Reproduce the listing below exactly, beginning with its first line and ending with the line that holds "0.31, 0.25, 0.06]"; pictures are not part of the copy.
◆ ◆ ◆ ◆ ◆ ◆ ◆
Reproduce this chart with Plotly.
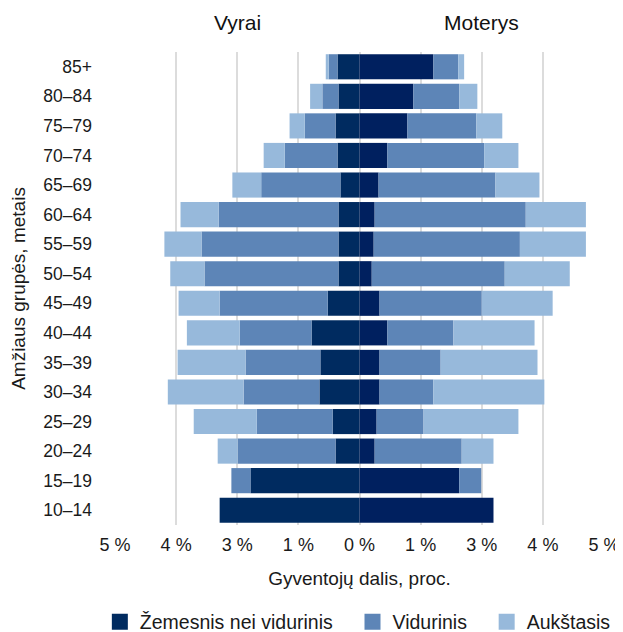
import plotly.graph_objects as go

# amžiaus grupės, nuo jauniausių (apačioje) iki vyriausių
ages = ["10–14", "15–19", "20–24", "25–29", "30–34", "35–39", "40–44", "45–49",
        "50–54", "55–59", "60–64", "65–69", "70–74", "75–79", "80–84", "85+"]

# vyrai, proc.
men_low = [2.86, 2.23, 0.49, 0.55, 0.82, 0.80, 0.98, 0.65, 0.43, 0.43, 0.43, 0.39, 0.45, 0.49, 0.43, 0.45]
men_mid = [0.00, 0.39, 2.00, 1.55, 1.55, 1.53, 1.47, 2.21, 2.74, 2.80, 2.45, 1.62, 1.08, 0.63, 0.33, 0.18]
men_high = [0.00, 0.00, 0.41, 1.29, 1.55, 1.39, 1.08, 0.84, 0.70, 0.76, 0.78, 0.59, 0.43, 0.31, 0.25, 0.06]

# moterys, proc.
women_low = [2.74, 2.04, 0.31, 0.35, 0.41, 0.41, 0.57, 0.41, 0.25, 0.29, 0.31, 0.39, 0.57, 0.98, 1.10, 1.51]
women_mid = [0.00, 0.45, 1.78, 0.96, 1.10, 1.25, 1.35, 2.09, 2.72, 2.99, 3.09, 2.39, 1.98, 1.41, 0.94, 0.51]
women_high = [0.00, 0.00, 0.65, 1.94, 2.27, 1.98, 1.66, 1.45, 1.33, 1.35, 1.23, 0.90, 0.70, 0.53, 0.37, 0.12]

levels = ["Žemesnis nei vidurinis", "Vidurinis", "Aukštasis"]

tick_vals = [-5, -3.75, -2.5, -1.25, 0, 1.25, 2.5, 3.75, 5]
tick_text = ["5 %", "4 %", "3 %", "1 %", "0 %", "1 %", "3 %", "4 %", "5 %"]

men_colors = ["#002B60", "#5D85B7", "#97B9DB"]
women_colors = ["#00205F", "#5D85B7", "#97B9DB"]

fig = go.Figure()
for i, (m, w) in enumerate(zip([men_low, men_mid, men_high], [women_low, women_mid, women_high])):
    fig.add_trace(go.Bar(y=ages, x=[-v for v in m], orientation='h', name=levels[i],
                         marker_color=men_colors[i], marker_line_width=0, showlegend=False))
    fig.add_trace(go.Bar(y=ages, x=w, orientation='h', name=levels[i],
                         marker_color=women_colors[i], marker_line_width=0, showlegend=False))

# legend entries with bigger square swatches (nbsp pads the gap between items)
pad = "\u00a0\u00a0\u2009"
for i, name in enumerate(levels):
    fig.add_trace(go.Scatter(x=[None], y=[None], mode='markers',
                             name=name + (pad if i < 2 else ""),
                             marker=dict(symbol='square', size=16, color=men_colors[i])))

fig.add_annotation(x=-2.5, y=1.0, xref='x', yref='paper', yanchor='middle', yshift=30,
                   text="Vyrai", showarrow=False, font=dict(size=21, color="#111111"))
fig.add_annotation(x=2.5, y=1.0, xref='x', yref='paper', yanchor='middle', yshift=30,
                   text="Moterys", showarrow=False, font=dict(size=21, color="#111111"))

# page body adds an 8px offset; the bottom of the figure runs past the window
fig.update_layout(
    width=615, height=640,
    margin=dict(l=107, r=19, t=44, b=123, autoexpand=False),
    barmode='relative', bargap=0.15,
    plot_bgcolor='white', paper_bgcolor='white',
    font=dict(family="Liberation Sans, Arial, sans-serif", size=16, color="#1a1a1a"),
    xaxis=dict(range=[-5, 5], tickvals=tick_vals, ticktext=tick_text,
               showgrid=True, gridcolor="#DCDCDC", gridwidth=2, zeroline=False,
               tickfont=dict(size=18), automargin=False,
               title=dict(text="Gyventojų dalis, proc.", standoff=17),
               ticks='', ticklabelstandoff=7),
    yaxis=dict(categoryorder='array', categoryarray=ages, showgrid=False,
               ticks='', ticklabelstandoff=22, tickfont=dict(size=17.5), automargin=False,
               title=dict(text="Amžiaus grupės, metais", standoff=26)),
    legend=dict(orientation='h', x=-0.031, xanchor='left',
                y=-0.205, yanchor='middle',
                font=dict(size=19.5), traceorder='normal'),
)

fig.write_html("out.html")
◆ ◆ ◆ ◆ ◆ ◆ ◆
> [RESULT OF THE EXERCISE]
Reproduce this chart with Plotly.
import plotly.graph_objects as go

# amžiaus grupės, nuo jauniausių (apačioje) iki vyriausių
ages = ["10–14", "15–19", "20–24", "25–29", "30–34", "35–39", "40–44", "45–49",
        "50–54", "55–59", "60–64", "65–69", "70–74", "75–79", "80–84", "85+"]

# vyrai, proc.
men_low = [2.86, 2.23, 0.49, 0.55, 0.82, 0.80, 0.98, 0.65, 0.43, 0.43, 0.43, 0.39, 0.45, 0.49, 0.43, 0.45]
men_mid = [0.00, 0.39, 2.00, 1.55, 1.55, 1.53, 1.47, 2.21, 2.74, 2.80, 2.45, 1.62, 1.08, 0.63, 0.33, 0.18]
men_high = [0.00, 0.00, 0.41, 1.29, 1.55, 1.39, 1.08, 0.84, 0.70, 0.76, 0.78, 0.59, 0.43, 0.31, 0.25, 0.06]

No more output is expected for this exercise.